--- Start Data lines ---
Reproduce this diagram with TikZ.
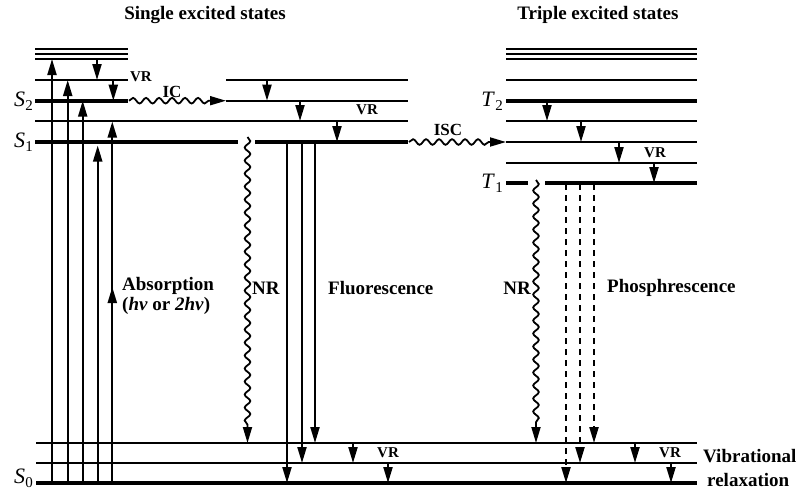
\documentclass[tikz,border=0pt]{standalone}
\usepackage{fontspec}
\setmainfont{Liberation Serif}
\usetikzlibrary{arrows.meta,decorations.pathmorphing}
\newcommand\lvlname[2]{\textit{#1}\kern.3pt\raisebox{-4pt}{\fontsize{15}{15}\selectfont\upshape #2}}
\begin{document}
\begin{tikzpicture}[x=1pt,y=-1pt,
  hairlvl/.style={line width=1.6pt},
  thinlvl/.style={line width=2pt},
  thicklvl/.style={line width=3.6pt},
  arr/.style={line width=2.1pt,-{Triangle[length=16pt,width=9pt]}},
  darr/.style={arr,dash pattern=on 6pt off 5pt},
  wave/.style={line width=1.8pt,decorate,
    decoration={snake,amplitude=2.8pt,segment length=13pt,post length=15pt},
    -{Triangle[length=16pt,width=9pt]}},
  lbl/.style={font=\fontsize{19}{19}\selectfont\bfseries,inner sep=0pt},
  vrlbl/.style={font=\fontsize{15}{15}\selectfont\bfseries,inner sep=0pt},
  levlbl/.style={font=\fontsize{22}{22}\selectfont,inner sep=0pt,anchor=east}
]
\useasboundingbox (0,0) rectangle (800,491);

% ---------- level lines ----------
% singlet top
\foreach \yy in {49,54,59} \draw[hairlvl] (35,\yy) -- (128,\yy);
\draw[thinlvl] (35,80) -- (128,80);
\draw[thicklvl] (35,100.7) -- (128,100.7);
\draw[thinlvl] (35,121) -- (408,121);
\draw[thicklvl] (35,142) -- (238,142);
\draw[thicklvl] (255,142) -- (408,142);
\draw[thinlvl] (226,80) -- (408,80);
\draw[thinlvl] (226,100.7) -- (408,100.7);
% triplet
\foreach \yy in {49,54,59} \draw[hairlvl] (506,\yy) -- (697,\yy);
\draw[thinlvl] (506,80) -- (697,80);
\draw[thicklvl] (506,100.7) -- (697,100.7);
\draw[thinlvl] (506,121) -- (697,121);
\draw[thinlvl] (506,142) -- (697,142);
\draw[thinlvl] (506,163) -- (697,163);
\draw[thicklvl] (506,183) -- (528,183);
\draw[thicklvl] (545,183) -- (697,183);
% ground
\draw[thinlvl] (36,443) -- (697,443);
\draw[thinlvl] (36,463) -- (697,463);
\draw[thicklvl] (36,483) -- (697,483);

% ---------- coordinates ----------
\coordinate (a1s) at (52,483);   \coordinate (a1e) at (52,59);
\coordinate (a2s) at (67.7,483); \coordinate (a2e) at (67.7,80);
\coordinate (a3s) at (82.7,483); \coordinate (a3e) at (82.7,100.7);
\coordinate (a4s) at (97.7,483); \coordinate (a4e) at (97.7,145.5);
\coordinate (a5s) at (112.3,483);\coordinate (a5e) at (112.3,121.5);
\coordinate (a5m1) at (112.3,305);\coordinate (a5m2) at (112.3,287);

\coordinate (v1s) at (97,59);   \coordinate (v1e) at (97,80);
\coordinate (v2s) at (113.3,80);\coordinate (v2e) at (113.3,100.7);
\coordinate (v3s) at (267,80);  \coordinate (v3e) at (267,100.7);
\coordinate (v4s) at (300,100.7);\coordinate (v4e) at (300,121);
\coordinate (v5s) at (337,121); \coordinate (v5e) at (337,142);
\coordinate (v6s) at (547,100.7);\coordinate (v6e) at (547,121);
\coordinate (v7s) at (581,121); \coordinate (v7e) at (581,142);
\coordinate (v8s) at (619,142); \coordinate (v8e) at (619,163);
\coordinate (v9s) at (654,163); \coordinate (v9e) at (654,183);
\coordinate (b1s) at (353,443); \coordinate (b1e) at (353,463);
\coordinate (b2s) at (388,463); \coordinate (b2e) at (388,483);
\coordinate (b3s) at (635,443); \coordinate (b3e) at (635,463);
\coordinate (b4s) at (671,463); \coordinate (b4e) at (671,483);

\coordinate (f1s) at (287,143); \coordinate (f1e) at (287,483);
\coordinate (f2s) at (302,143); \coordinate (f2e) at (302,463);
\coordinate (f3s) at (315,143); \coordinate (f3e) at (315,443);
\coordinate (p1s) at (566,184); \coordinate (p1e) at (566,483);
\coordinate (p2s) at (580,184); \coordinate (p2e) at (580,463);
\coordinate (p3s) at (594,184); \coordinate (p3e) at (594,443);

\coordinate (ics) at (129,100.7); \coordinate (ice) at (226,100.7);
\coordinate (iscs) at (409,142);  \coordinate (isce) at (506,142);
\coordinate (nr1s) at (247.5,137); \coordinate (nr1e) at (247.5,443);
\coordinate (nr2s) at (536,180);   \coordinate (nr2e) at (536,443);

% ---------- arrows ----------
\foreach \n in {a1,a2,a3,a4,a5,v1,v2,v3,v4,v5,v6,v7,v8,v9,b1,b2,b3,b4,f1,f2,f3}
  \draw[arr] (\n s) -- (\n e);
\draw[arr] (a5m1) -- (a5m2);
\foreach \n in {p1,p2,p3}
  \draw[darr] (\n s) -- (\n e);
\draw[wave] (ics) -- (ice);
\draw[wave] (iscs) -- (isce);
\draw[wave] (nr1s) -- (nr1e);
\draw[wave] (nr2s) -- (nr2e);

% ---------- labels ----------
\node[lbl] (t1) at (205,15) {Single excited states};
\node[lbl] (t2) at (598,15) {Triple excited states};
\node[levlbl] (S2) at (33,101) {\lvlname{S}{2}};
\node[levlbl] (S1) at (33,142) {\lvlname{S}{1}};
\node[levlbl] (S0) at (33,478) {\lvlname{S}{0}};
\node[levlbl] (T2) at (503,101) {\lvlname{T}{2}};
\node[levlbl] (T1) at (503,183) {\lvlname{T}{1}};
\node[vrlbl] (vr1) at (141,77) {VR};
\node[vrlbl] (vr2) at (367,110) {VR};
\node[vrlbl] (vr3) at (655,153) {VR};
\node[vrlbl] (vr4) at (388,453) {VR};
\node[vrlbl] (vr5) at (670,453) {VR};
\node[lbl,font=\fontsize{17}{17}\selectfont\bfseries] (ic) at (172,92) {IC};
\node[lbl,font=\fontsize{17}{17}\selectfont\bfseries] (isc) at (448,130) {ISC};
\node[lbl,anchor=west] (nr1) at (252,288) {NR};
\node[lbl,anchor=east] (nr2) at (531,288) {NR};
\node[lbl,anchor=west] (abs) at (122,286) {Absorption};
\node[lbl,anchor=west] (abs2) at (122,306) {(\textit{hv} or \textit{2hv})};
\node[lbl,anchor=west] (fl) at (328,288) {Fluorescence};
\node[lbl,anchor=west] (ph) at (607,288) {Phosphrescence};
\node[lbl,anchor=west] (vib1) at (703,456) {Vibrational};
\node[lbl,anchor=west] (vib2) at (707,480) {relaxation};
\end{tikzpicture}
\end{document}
--- End Data lines ---
### What you are asked to do
Omitting all pictures, restate exactly the lines of the material from its start through the line that contains "(0,0) rectangle (800,491);".

### Correct output
Reproduce this diagram with TikZ.
\documentclass[tikz,border=0pt]{standalone}
\usepackage{fontspec}
\setmainfont{Liberation Serif}
\usetikzlibrary{arrows.meta,decorations.pathmorphing}
\newcommand\lvlname[2]{\textit{#1}\kern.3pt\raisebox{-4pt}{\fontsize{15}{15}\selectfont\upshape #2}}
\begin{document}
\begin{tikzpicture}[x=1pt,y=-1pt,
  hairlvl/.style={line width=1.6pt},
  thinlvl/.style={line width=2pt},
  thicklvl/.style={line width=3.6pt},
  arr/.style={line width=2.1pt,-{Triangle[length=16pt,width=9pt]}},
  darr/.style={arr,dash pattern=on 6pt off 5pt},
  wave/.style={line width=1.8pt,decorate,
    decoration={snake,amplitude=2.8pt,segment length=13pt,post length=15pt},
    -{Triangle[length=16pt,width=9pt]}},
  lbl/.style={font=\fontsize{19}{19}\selectfont\bfseries,inner sep=0pt},
  vrlbl/.style={font=\fontsize{15}{15}\selectfont\bfseries,inner sep=0pt},
  levlbl/.style={font=\fontsize{22}{22}\selectfont,inner sep=0pt,anchor=east}
]
\useasboundingbox (0,0) rectangle (800,491);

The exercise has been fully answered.